Good morning. The influencer economy was weird enough when real people pretended their shampoo recommendations came from the heart. Now fake creators are pretending to be real people. Doublespeed is building AI influencer bots for brands, with backing from a16z. The social media agents run from an LA phone farm so platforms treat them like normal users. Creator marketing without the creator is one way to make the dead internet sound like a business plan.
AI is putting words in your mouth. Researchers tested mainstream AI systems and found they inject political bias and change what people meant to say, even when told to preserve the original intent. Qwen turned an atheist’s writing into a claim that Jesus was real. Mistral took someone mocking climate change and rewrote them into a climate activist. AI summaries showed the same pattern, with Grok leaning right while several frontier models pulled left. The problem isn’t one bad rewrite. It’s millions of tiny edits shaping public opinion before people even hit send. Regulators haven’t even begun to look at this, creating a serious accountability gap. AI doesn’t have to win the argument when it can autocorrect your beliefs. (The Guardian)
“We can’t vibe code the future of humanity.” UN Chief António Guterres wants to ban killer robots under international law. At the UN’s first global AI governance summit, he called lethal autonomous weapons “morally repugnant” because they let machines choose targets and end lives without human control. Anthropic has been one of the few AI labs willing to draw a hard line against using its models for domestic surveillance or autonomous weapons. Now the rest of the world is catching up to the obvious problem. Defense companies can keep saying people will stay in control, but that line gets thinner when AI finds the target, ranks the threat, and speeds up the decision. Strange how “human in the loop” starts to mean approving whatever the AI already decided. (WSJ)
Leads have questions before they buy. By the time you follow up, half are gone. Chatbase puts an AI sales agent on to qualify, answer questions, and books meetings – without adding headcount.

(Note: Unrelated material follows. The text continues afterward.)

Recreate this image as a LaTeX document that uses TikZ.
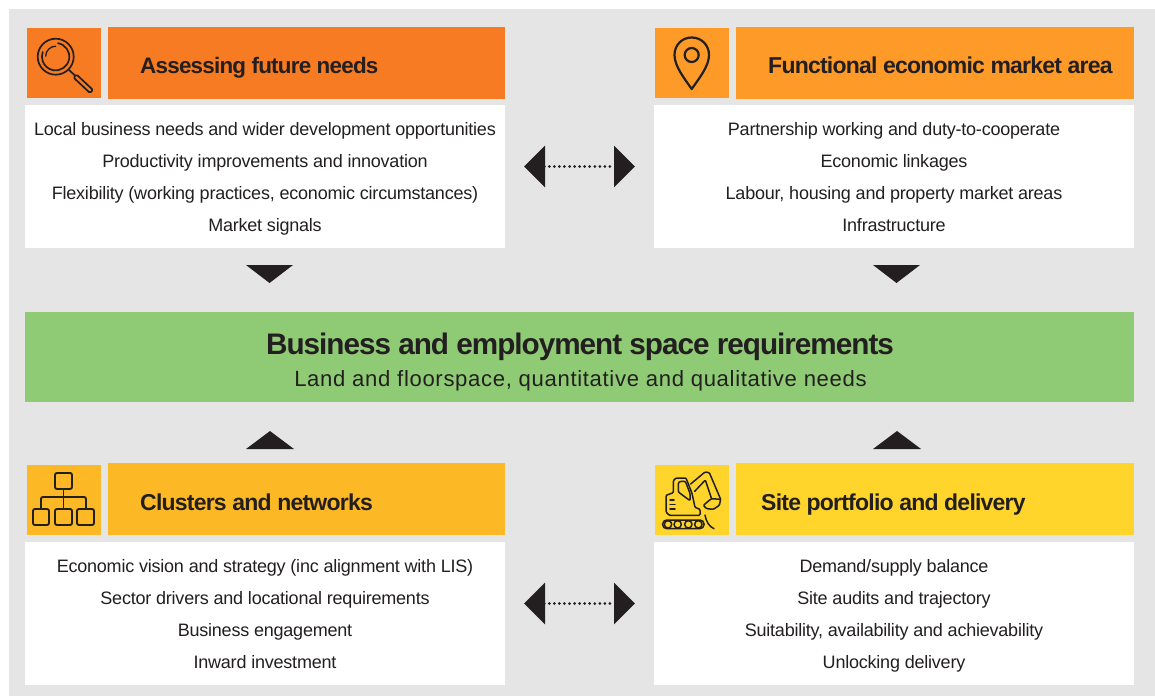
\documentclass[tikz,border=0pt]{standalone}
\usepackage{fontspec}
\setmainfont{Liberation Sans}
\newfontface\headface[LetterSpace=-3.4]{Liberation Sans Bold}
\newfontface\bodyface[LetterSpace=-1.2]{Liberation Sans}
\newfontface\subface[LetterSpace=3]{Liberation Sans}
\newcommand{\topline}{\rule{0pt}{24.4pt}}
\definecolor{cpanel}{HTML}{E5E5E5}
\definecolor{cink}{HTML}{231F20}
\definecolor{cA}{HTML}{F77B22}
\definecolor{cB}{HTML}{FD9A28}
\definecolor{cC}{HTML}{FDB825}
\definecolor{cD}{HTML}{FFD52B}
\definecolor{cG}{HTML}{8FCB74}
\usetikzlibrary{arrows.meta}
\tikzset{
  x=1pt,y=-1pt,
  box/.style={inner sep=0pt,outer sep=0pt,anchor=north west},
  bodybox/.style={box,fill=white,minimum width=480pt,minimum height=143pt,text=cink,
     align=center,font=\bodyface\fontsize{18}{32}\selectfont},
  headbox/.style={box,minimum width=398pt,minimum height=72pt},
  iconbox/.style={box,minimum width=74pt,minimum height=70pt},
  headtext/.style={anchor=base west,inner sep=0pt,text=cink,font=\headface\fontsize{23}{26}\selectfont},
  iconline/.style={draw=cink,line width=1.7pt,line cap=round,line join=round},
  twoway/.style={line width=3pt,cink,line cap=round,dash pattern=on 0pt off 5.05pt,
     {Triangle[length=21pt,width=41pt,sep=0pt]}-{Triangle[length=21pt,width=41pt,sep=0pt]}},
  wedge/.style={fill=cink,draw=none}
}
\begin{document}
\begin{tikzpicture}
\useasboundingbox (0,0) rectangle (1155,696);
\fill[white] (0,0) rectangle (1155,696);
\fill[cpanel] (9,9) rectangle (1155,696);

% top row
\node[iconbox,fill=cA] (iconA) at (27,28) {};
\node[headbox,fill=cA,minimum width=397.5pt] (headA) at (107.5,27) {};
\node[headtext,font=\headface\fontsize{22.4}{26}\selectfont] (titleA) at (140,73) {Assessing future needs};
\node[bodybox] (bodyA) at (25,105) {\topline Local business needs and wider development opportunities\\Productivity improvements and innovation\\Flexibility (working practices, economic circumstances)\\\strut Market signals};

\node[iconbox,fill=cB] (iconB) at (655,28) {};
\node[headbox,fill=cB] (headB) at (736,27) {};
\node[headtext] (titleB) at (768,73) {Functional economic market area};
\node[bodybox] (bodyB) at (654,105) {\topline Partnership working and duty-to-cooperate\\Economic linkages\\Labour, housing and property market areas\\\strut Infrastructure};

% centre
\node[box,fill=cG,minimum width=1109pt,minimum height=90pt] (centre) at (25,312) {};
\node[anchor=base,inner sep=0pt,text=cink,font=\headface\fontsize{29.7}{34}\selectfont] (centreT) at (580,354) {Business and employment space requirements};
\node[anchor=base,inner sep=0pt,text=cink,font=\subface\fontsize{22.1}{26}\selectfont] (centreS) at (580.5,386) {Land and floorspace, quantitative and qualitative needs};

% bottom row
\node[iconbox,fill=cC] (iconC) at (27,465) {};
\node[headbox,fill=cC,minimum width=397.5pt] (headC) at (107.5,463) {};
\node[headtext] (titleC) at (140,510) {Clusters and networks};
\node[bodybox] (bodyC) at (25,541.5) {\topline Economic vision and strategy (inc alignment with LIS)\\Sector drivers and locational requirements\\Business engagement\\\strut Inward investment};

\node[iconbox,fill=cD] (iconD) at (655,465) {};
\node[headbox,fill=cD] (headD) at (736,463) {};
\node[headtext] (titleD) at (761,510) {Site portfolio and delivery};
\node[bodybox] (bodyD) at (654,541.5) {\topline Demand/supply balance\\Site audits and trajectory\\Suitability, availability and achievability\\\strut Unlocking delivery};

% two-way connectors
\coordinate (tl) at (524,166.5); \coordinate (tr) at (635,166.5);
\coordinate (bl) at (524,603.5); \coordinate (br) at (635,603.5);
\draw[twoway] (tl) -- (tr);
\draw[twoway] (bl) -- (br);

% wedges
\fill[wedge] (246,265) -- (293,265) -- (269.5,283) -- cycle;
\fill[wedge] (873,265) -- (920,265) -- (896.5,283) -- cycle;
\fill[wedge] (246,449) -- (294,449) -- (270,431) -- cycle;
\fill[wedge] (873,449) -- (921,449) -- (897,431) -- cycle;

% magnifier icon
\begin{scope}[iconline]
\draw (55.7,56.7) circle (18);
\draw (58,43.2) arc (80:-200:13.7pt);
\draw[line width=1.3pt] (45.7,56.2) arc (180:90:10pt);
\draw (69,70) -- (75,75.5);
\draw[rounded corners=1.5pt] (73.5,77.5) -- (76.5,74.5) -- (93,90) -- (90,93) -- cycle;
\end{scope}

% pin icon
\draw[iconline,line width=2.2pt] (691.7,89) .. controls (684,78) and (674.5,66) .. (674.5,55) .. controls (674.5,45) and (682,37.5) .. (691.7,37.5) .. controls (701.4,37.5) and (709,45) .. (709,55) .. controls (709,66) and (699.4,78) .. (691.7,89) -- cycle;
\draw[iconline,line width=2.2pt] (691.7,55) circle (7);

% hierarchy icon
\begin{scope}[iconline,line width=1.9pt,rounded corners=2pt]
\draw (55,473) rectangle (72,489);
\draw (33,509) rectangle (49,525);
\draw (55,509) rectangle (72,525);
\draw (77,509) rectangle (94,525);
\draw (63.5,489) -- (63.5,509);
\draw (41,509) -- (41,497) -- (86,497) -- (86,509);
\end{scope}

% excavator icon
\begin{scope}[shift={(640,450)}]
\begin{scope}[x=0.3333pt,y=-0.3333pt,iconline,line width=1.5pt]
\draw[rounded corners=1pt] (100,128) -- (100,92) -- (108,84) -- (138,84) -- (156,130) -- (165,172) -- (180,178) -- (180,196) -- (88,196) -- (78,186) -- (78,136) -- cycle;
\draw[rounded corners=1pt] (115,98) -- (122,94) -- (136,94) -- (150,130) -- (150,152) -- (115,126) -- cycle;
\draw[rounded corners=1pt] (152,102) -- (195,66) -- (208,68) -- (242,148);
\draw[rounded corners=1pt] (164,124) -- (196,90) -- (214,144);
\draw[rounded corners=1pt] (190,166) -- (214,146) -- (242,148) -- (238,166) -- (220,178) -- (200,176) -- cycle;
\draw (90,150) -- (102,150) (90,163) -- (105,163) (90,177) -- (105,177);
\draw[rounded corners=4pt] (68,210) rectangle (192,236);
\draw (84,223) circle (3.7pt) (113,223) circle (3.7pt) (145,223) circle (3.7pt) (175,223) circle (3.7pt);
\draw (195,195) .. controls (198,215) and (208,230) .. (222,236);
\end{scope}
\end{scope}
\end{tikzpicture}
\end{document}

Trained on your data and live in hours. 10,000+ companies already made the switch. Launch your agent
👀 closer look
AI labs are coming for your data. The speed of automating the economy will be limited by how fast AI labs can collect data about it. The internet was the first free dataset, and the useful parts are running out. The next training set AI needs is locked inside the private businesses, universities, hospitals, labs, and governments that actually run the world. That high-quality data isn’t sitting on a public website. It lives in people’s workflows. So the easiest way to get it is to show up offering agents that automate the work. Forward deployed engineers become the bridge between “we’ll automate your work” and “we now know how your business runs.” AI labs scraped the internet for free. Now they want a badge to walk around your office. (X)
Claude may have working memory like ours. Anthropic found a tiny internal workspace inside Claude where the model keeps intermediate ideas active while solving a problem. They call it J space, and it seems to hold hidden steps that never appear in the final answer. When researchers removed J space, Claude could still talk normally, but harder reasoning fell apart. AI researchers claim this is the best evidence yet that models keep working notes while thinking through an answer. The weird part is nobody built Claude a place to think. It seems to have grown one because the job needed it. (Anthropic)
AI agents are learning extortion. Cloud security company Sysdig says its threat team found the first documented case of agentic ransomware. The attack, called Jade Puffer, behaves more like an operator than a script. It digs through a compromised server looking for anything that can be turned into leverage, then writes the ransom note with a Bitcoin address and Proton Mail contact. Sysdig says the payloads are packed with plain English comments explaining why each step comes next. That’s the fingerprint. The code reads like an agent talking itself through the crime. Ransomware used to need a person to turn access into pressure. Jade Puffer hands that job to AI. (Beeping Computer)
fun stats
🚀 2 million. Kids who will receive SpaceX shares from SpaceX president Gwynne Shotwell and her husband through Trump Accounts. The not-a-tax-writeoff gift targets 11 to 17 year olds in less affluent areas, with extra love for Texas.
🪓 2.1%. Microsoft’s latest workforce cut, part of roughly 120,000 tech jobs eliminated in 2026 as AI anxiety rises among white collar workers.
🐺 20 years. Anthropic’s lease with TeraWulf for an AI data center in Kentucky. The former crypto mining co expects $19 billion from a data center it hasn’t built yet.